• _Goal of the exercise_
Gather up all lines that carry the word "with".

• _Data supplied_
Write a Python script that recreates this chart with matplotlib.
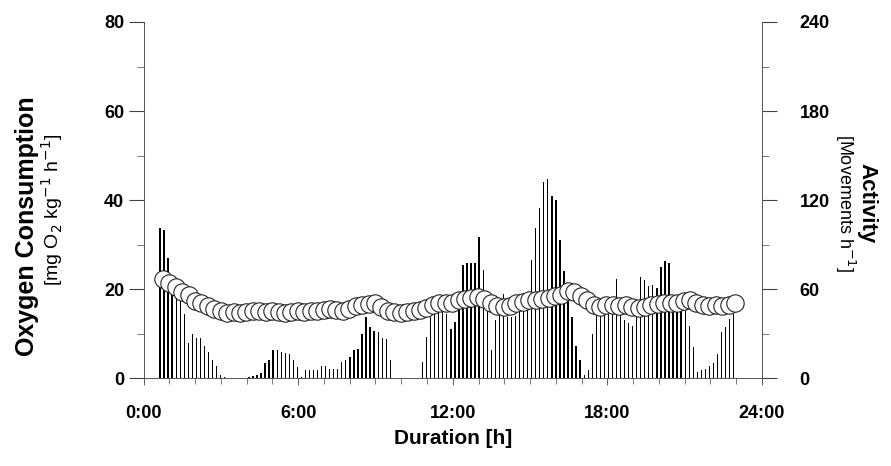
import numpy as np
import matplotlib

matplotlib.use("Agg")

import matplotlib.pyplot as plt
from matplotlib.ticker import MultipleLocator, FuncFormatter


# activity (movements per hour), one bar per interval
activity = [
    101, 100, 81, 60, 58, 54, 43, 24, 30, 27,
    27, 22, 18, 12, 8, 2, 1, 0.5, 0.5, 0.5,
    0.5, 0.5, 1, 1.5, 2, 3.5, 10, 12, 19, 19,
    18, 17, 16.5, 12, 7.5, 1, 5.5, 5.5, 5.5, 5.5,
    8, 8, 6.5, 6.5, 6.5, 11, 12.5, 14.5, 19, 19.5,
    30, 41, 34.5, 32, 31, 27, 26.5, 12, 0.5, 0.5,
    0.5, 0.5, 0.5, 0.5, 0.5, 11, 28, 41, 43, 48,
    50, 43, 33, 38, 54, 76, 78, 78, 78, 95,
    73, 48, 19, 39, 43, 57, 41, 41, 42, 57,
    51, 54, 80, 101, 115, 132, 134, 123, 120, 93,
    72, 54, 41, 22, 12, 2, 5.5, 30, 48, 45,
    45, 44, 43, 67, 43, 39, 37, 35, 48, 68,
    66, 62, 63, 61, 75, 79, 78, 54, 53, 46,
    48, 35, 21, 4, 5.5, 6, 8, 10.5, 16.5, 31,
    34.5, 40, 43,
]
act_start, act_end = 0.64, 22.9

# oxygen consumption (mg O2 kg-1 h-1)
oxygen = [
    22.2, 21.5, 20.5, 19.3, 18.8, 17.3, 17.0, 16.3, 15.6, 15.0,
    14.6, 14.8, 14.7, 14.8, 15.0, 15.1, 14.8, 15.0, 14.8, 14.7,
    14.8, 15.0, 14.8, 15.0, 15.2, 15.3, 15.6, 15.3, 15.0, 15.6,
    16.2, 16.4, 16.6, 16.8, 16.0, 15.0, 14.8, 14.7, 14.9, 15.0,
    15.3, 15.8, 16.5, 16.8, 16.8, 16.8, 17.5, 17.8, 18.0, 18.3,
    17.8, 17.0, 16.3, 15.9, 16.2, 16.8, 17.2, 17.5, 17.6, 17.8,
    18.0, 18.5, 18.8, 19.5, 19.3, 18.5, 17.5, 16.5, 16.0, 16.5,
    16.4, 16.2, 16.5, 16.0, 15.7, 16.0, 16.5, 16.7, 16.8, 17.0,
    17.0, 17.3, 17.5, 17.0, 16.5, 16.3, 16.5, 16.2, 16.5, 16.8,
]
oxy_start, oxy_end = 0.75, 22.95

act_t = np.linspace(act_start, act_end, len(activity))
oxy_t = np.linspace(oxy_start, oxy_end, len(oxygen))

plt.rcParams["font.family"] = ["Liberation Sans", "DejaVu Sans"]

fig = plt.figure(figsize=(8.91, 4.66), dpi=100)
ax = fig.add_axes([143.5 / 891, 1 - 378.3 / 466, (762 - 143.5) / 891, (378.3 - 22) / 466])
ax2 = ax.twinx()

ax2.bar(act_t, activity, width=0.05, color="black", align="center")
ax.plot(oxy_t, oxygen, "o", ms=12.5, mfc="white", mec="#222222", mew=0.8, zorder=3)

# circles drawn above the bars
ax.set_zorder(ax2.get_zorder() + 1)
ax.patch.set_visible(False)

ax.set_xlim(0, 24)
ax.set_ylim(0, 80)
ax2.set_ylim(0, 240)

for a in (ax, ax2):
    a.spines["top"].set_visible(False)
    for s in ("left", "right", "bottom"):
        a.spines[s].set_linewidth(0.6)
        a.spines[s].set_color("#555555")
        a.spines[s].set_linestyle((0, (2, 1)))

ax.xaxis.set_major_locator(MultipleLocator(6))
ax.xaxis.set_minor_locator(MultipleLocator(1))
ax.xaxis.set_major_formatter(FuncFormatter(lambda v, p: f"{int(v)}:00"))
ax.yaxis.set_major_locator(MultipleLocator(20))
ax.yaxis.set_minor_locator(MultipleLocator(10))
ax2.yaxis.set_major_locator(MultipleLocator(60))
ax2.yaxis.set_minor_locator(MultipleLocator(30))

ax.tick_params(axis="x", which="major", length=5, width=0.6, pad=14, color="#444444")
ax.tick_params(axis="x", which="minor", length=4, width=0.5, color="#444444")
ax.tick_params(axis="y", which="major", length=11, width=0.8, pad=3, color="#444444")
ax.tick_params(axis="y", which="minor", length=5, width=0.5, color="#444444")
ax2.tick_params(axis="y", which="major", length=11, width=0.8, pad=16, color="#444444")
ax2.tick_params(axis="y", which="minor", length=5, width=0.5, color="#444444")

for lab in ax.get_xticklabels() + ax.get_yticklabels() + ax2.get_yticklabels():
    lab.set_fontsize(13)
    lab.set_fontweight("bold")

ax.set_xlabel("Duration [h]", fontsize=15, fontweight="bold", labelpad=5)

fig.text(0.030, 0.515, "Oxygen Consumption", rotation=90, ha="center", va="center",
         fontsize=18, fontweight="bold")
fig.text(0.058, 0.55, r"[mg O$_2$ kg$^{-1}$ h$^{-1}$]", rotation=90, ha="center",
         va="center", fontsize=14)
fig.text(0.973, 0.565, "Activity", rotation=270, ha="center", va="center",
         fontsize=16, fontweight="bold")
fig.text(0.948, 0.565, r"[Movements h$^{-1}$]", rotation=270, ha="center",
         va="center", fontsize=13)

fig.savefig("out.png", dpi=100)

---

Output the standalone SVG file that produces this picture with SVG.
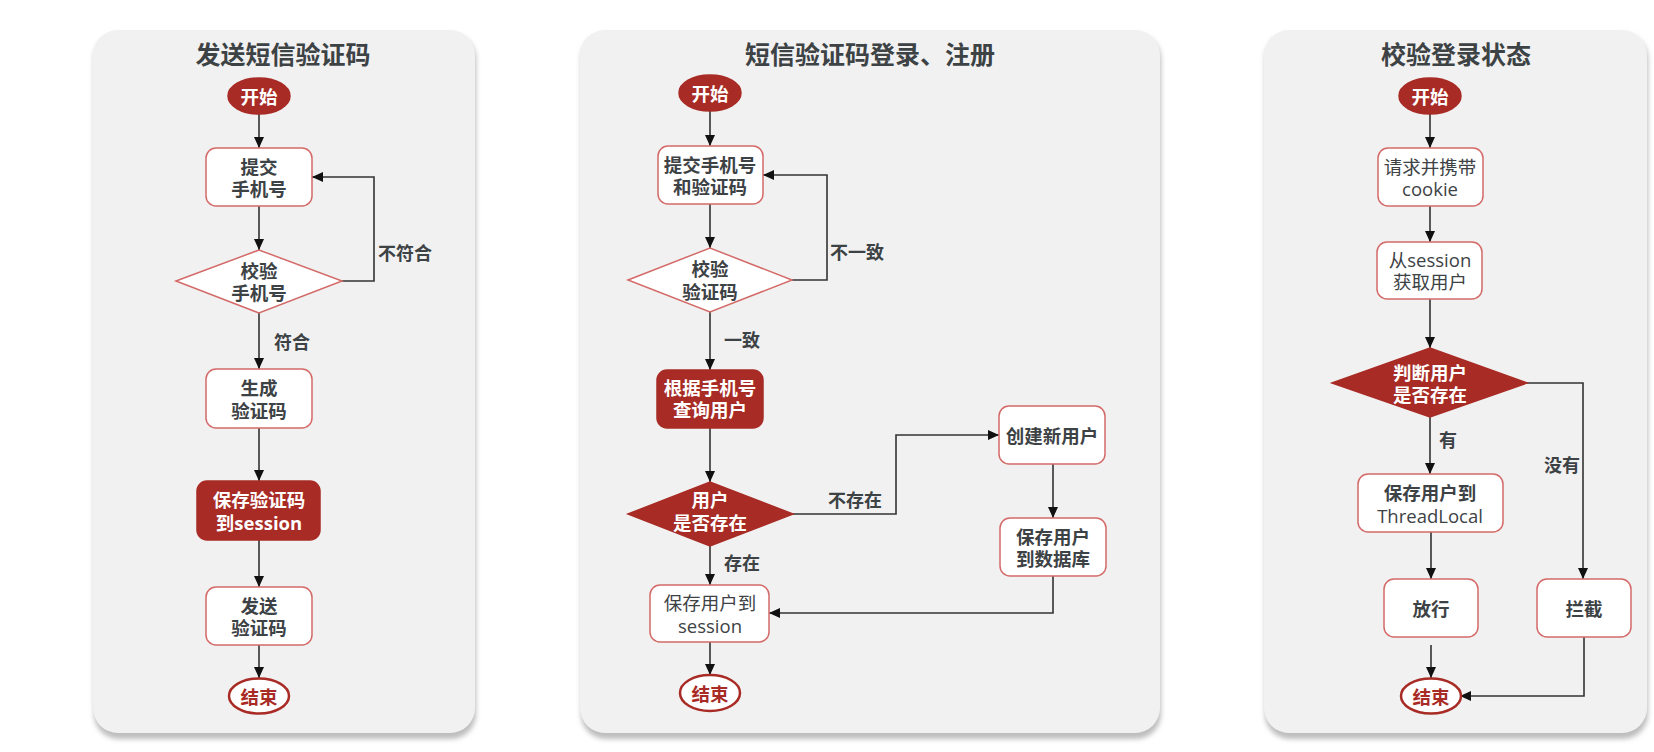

--

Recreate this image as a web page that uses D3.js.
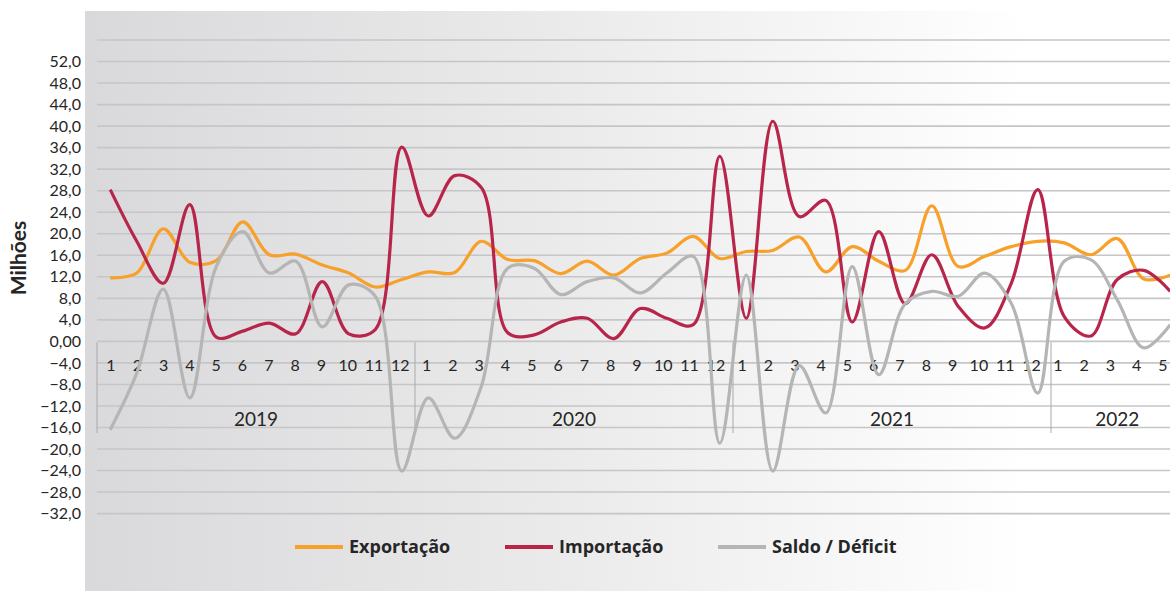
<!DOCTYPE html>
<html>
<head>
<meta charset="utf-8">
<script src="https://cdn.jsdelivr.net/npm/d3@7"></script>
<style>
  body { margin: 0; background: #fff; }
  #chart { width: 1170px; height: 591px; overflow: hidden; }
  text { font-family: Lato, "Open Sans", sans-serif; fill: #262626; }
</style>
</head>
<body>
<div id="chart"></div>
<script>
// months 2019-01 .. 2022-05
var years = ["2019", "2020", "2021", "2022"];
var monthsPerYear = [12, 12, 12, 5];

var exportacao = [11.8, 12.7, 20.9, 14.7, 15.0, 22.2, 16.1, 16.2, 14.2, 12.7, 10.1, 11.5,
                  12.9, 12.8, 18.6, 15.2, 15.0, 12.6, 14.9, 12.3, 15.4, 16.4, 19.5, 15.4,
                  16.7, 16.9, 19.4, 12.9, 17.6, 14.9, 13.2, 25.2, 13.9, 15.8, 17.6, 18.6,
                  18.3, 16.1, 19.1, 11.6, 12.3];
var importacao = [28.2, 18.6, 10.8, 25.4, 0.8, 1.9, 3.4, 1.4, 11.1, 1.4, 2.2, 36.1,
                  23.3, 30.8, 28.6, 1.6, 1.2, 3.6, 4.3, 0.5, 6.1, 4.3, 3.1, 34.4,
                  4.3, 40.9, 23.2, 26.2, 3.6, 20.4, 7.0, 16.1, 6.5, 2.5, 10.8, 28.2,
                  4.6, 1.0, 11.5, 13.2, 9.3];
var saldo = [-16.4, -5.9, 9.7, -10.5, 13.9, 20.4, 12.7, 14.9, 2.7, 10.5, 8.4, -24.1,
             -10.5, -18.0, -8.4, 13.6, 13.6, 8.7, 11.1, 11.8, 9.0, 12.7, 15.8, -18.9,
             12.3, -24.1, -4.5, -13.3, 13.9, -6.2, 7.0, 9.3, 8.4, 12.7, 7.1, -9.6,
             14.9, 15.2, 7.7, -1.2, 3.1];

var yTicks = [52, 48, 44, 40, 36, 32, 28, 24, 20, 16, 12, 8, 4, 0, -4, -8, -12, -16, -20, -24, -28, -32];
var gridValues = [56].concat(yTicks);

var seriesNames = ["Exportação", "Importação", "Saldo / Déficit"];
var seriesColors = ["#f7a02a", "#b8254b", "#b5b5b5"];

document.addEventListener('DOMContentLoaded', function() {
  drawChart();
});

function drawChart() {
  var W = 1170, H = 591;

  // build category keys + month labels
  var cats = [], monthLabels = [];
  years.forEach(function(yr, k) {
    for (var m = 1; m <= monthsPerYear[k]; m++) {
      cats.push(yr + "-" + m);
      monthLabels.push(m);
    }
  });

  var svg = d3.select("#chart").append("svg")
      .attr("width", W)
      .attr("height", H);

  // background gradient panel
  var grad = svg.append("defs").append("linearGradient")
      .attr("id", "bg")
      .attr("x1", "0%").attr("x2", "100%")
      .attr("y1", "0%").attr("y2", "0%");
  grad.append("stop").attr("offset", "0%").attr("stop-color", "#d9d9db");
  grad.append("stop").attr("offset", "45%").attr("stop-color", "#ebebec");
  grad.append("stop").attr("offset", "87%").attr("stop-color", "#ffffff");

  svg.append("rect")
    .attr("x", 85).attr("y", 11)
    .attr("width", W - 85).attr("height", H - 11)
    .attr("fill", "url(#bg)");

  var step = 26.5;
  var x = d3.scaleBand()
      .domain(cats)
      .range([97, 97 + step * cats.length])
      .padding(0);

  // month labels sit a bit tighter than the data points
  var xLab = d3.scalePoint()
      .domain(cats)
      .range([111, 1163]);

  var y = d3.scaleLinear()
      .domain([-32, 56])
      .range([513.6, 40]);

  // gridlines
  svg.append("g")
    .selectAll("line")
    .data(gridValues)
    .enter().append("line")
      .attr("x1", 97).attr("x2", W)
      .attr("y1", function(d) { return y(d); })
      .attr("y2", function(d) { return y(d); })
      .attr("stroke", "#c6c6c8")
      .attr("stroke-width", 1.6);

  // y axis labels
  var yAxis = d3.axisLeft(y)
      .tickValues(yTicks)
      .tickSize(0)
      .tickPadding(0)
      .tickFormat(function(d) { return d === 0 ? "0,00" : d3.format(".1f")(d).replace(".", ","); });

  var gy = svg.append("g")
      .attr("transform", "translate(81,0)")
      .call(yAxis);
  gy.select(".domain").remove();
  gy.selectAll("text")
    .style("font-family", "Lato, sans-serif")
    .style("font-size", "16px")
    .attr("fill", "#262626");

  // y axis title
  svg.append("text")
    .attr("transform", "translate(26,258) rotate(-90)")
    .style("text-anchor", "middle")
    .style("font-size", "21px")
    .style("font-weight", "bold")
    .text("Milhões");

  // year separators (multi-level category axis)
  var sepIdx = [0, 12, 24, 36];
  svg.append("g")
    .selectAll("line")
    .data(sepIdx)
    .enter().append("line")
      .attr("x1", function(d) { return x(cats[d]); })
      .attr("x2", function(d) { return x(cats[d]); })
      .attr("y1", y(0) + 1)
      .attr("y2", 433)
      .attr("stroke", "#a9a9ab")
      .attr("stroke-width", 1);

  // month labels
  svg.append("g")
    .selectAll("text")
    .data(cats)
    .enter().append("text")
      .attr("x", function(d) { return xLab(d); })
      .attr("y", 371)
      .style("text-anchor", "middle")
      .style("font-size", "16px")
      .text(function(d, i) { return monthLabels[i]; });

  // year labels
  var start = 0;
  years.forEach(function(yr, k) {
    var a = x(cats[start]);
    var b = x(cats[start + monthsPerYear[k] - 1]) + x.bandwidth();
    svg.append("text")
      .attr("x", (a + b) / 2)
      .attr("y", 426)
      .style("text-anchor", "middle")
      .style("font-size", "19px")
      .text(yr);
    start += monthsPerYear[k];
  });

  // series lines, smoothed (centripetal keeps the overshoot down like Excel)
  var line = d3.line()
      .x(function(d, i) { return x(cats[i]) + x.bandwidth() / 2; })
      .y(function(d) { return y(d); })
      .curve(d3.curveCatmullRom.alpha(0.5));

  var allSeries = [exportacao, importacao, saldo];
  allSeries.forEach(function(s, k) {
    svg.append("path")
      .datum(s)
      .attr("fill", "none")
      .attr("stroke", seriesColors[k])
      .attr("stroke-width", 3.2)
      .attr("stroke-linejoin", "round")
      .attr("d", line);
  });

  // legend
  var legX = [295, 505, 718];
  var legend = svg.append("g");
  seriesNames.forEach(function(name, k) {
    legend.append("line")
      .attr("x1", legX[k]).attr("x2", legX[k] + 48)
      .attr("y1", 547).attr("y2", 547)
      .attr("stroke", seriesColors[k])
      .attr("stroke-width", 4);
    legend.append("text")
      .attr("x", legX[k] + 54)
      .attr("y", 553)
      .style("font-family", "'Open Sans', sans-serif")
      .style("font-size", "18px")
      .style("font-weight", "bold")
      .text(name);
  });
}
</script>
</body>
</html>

• _Task answer_
Write a Python script that recreates this chart with matplotlib.
Output the standalone SVG file that produces this picture with SVG.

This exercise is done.